# STATED TASK
Repeat the whole listing exactly as written.

(Code that draws figures)

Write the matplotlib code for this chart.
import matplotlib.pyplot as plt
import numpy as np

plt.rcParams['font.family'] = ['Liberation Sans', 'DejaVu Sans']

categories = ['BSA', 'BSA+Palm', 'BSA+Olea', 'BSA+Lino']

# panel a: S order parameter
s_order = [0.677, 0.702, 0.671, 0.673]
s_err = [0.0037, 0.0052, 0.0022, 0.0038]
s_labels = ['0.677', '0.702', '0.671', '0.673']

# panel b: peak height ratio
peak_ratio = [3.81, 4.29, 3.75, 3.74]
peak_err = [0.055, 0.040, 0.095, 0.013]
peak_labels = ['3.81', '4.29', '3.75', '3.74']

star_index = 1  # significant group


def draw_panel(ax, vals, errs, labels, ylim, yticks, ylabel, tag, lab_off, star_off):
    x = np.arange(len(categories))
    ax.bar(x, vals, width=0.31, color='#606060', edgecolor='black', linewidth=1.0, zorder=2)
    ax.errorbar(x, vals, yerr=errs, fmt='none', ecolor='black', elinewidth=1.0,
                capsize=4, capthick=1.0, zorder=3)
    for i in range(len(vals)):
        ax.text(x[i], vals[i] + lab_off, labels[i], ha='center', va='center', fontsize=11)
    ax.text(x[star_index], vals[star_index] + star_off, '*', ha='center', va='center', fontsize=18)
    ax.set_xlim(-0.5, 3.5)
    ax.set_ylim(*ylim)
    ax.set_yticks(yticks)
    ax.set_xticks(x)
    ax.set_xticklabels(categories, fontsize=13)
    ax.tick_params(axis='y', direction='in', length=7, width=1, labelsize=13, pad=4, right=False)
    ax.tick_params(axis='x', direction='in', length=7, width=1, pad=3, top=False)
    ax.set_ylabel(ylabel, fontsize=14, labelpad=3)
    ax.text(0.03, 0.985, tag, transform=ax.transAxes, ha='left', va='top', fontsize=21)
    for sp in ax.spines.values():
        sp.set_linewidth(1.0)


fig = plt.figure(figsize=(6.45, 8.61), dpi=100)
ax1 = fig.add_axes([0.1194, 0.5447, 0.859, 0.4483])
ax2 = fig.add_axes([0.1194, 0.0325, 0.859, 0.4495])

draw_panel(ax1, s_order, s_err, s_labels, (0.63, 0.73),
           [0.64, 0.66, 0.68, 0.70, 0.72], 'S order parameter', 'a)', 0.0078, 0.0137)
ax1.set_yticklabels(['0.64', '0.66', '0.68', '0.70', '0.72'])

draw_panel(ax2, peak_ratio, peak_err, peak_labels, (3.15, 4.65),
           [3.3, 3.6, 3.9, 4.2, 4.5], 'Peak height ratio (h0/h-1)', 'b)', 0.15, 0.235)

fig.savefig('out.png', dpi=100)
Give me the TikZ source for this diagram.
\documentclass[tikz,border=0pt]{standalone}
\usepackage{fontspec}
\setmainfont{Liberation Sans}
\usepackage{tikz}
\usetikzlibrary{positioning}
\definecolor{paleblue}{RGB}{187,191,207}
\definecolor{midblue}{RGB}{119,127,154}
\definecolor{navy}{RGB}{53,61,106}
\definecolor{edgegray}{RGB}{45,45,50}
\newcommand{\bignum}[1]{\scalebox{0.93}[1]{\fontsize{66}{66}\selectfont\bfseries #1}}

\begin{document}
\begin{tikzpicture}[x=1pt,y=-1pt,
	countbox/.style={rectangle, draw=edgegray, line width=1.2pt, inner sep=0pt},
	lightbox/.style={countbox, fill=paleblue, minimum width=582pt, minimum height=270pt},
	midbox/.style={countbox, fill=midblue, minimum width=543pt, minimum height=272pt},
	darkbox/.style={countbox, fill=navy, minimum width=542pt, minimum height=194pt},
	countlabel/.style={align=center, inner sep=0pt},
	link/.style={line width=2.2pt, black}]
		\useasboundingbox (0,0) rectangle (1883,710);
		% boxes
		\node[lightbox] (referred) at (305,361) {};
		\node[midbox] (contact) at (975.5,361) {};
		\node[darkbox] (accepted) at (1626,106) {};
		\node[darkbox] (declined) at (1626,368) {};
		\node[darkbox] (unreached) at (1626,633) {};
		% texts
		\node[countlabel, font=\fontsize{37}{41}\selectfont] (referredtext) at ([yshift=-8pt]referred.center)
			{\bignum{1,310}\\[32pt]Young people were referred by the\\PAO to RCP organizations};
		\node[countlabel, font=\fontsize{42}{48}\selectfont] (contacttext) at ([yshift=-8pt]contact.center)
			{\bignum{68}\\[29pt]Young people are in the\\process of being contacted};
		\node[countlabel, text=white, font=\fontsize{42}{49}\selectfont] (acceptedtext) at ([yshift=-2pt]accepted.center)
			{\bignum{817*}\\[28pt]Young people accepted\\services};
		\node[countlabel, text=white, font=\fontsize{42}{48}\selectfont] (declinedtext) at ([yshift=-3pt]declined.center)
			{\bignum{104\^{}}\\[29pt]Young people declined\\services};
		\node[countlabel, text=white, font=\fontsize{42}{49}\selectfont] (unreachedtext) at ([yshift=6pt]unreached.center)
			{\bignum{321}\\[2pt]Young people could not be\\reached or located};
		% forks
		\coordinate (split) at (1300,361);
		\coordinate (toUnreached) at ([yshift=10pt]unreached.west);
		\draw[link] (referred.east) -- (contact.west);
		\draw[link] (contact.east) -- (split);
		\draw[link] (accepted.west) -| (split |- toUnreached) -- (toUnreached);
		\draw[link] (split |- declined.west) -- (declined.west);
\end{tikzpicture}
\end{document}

# OUTPUT OF THE TASK
Write the matplotlib code for this chart.
import matplotlib.pyplot as plt
import numpy as np

plt.rcParams['font.family'] = ['Liberation Sans', 'DejaVu Sans']

categories = ['BSA', 'BSA+Palm', 'BSA+Olea', 'BSA+Lino']

# panel a: S order parameter
s_order = [0.677, 0.702, 0.671, 0.673]
s_err = [0.0037, 0.0052, 0.0022, 0.0038]
s_labels = ['0.677', '0.702', '0.671', '0.673']

# panel b: peak height ratio
peak_ratio = [3.81, 4.29, 3.75, 3.74]
peak_err = [0.055, 0.040, 0.095, 0.013]
peak_labels = ['3.81', '4.29', '3.75', '3.74']

star_index = 1  # significant group


def draw_panel(ax, vals, errs, labels, ylim, yticks, ylabel, tag, lab_off, star_off):
    x = np.arange(len(categories))
    ax.bar(x, vals, width=0.31, color='#606060', edgecolor='black', linewidth=1.0, zorder=2)
    ax.errorbar(x, vals, yerr=errs, fmt='none', ecolor='black', elinewidth=1.0,
                capsize=4, capthick=1.0, zorder=3)
    for i in range(len(vals)):
        ax.text(x[i], vals[i] + lab_off, labels[i], ha='center', va='center', fontsize=11)
    ax.text(x[star_index], vals[star_index] + star_off, '*', ha='center', va='center', fontsize=18)
    ax.set_xlim(-0.5, 3.5)
    ax.set_ylim(*ylim)
    ax.set_yticks(yticks)
    ax.set_xticks(x)
    ax.set_xticklabels(categories, fontsize=13)
    ax.tick_params(axis='y', direction='in', length=7, width=1, labelsize=13, pad=4, right=False)
    ax.tick_params(axis='x', direction='in', length=7, width=1, pad=3, top=False)
    ax.set_ylabel(ylabel, fontsize=14, labelpad=3)
    ax.text(0.03, 0.985, tag, transform=ax.transAxes, ha='left', va='top', fontsize=21)
    for sp in ax.spines.values():
        sp.set_linewidth(1.0)


fig = plt.figure(figsize=(6.45, 8.61), dpi=100)
ax1 = fig.add_axes([0.1194, 0.5447, 0.859, 0.4483])
ax2 = fig.add_axes([0.1194, 0.0325, 0.859, 0.4495])

draw_panel(ax1, s_order, s_err, s_labels, (0.63, 0.73),
           [0.64, 0.66, 0.68, 0.70, 0.72], 'S order parameter', 'a)', 0.0078, 0.0137)
ax1.set_yticklabels(['0.64', '0.66', '0.68', '0.70', '0.72'])

draw_panel(ax2, peak_ratio, peak_err, peak_labels, (3.15, 4.65),
           [3.3, 3.6, 3.9, 4.2, 4.5], 'Peak height ratio (h0/h-1)', 'b)', 0.15, 0.235)

fig.savefig('out.png', dpi=100)
Give me the TikZ source for this diagram.
\documentclass[tikz,border=0pt]{standalone}
\usepackage{fontspec}
\setmainfont{Liberation Sans}
\usepackage{tikz}
\usetikzlibrary{positioning}
\definecolor{paleblue}{RGB}{187,191,207}
\definecolor{midblue}{RGB}{119,127,154}
\definecolor{navy}{RGB}{53,61,106}
\definecolor{edgegray}{RGB}{45,45,50}
\newcommand{\bignum}[1]{\scalebox{0.93}[1]{\fontsize{66}{66}\selectfont\bfseries #1}}

\begin{document}
\begin{tikzpicture}[x=1pt,y=-1pt,
	countbox/.style={rectangle, draw=edgegray, line width=1.2pt, inner sep=0pt},
	lightbox/.style={countbox, fill=paleblue, minimum width=582pt, minimum height=270pt},
	midbox/.style={countbox, fill=midblue, minimum width=543pt, minimum height=272pt},
	darkbox/.style={countbox, fill=navy, minimum width=542pt, minimum height=194pt},
	countlabel/.style={align=center, inner sep=0pt},
	link/.style={line width=2.2pt, black}]
		\useasboundingbox (0,0) rectangle (1883,710);
		% boxes
		\node[lightbox] (referred) at (305,361) {};
		\node[midbox] (contact) at (975.5,361) {};
		\node[darkbox] (accepted) at (1626,106) {};
		\node[darkbox] (declined) at (1626,368) {};
		\node[darkbox] (unreached) at (1626,633) {};
		% texts
		\node[countlabel, font=\fontsize{37}{41}\selectfont] (referredtext) at ([yshift=-8pt]referred.center)
			{\bignum{1,310}\\[32pt]Young people were referred by the\\PAO to RCP organizations};
		\node[countlabel, font=\fontsize{42}{48}\selectfont] (contacttext) at ([yshift=-8pt]contact.center)
			{\bignum{68}\\[29pt]Young people are in the\\process of being contacted};
		\node[countlabel, text=white, font=\fontsize{42}{49}\selectfont] (acceptedtext) at ([yshift=-2pt]accepted.center)
			{\bignum{817*}\\[28pt]Young people accepted\\services};
		\node[countlabel, text=white, font=\fontsize{42}{48}\selectfont] (declinedtext) at ([yshift=-3pt]declined.center)
			{\bignum{104\^{}}\\[29pt]Young people declined\\services};
		\node[countlabel, text=white, font=\fontsize{42}{49}\selectfont] (unreachedtext) at ([yshift=6pt]unreached.center)
			{\bignum{321}\\[2pt]Young people could not be\\reached or located};
		% forks
		\coordinate (split) at (1300,361);
		\coordinate (toUnreached) at ([yshift=10pt]unreached.west);
		\draw[link] (referred.east) -- (contact.west);
		\draw[link] (contact.east) -- (split);
		\draw[link] (accepted.west) -| (split |- toUnreached) -- (toUnreached);
		\draw[link] (split |- declined.west) -- (declined.west);
\end{tikzpicture}
\end{document}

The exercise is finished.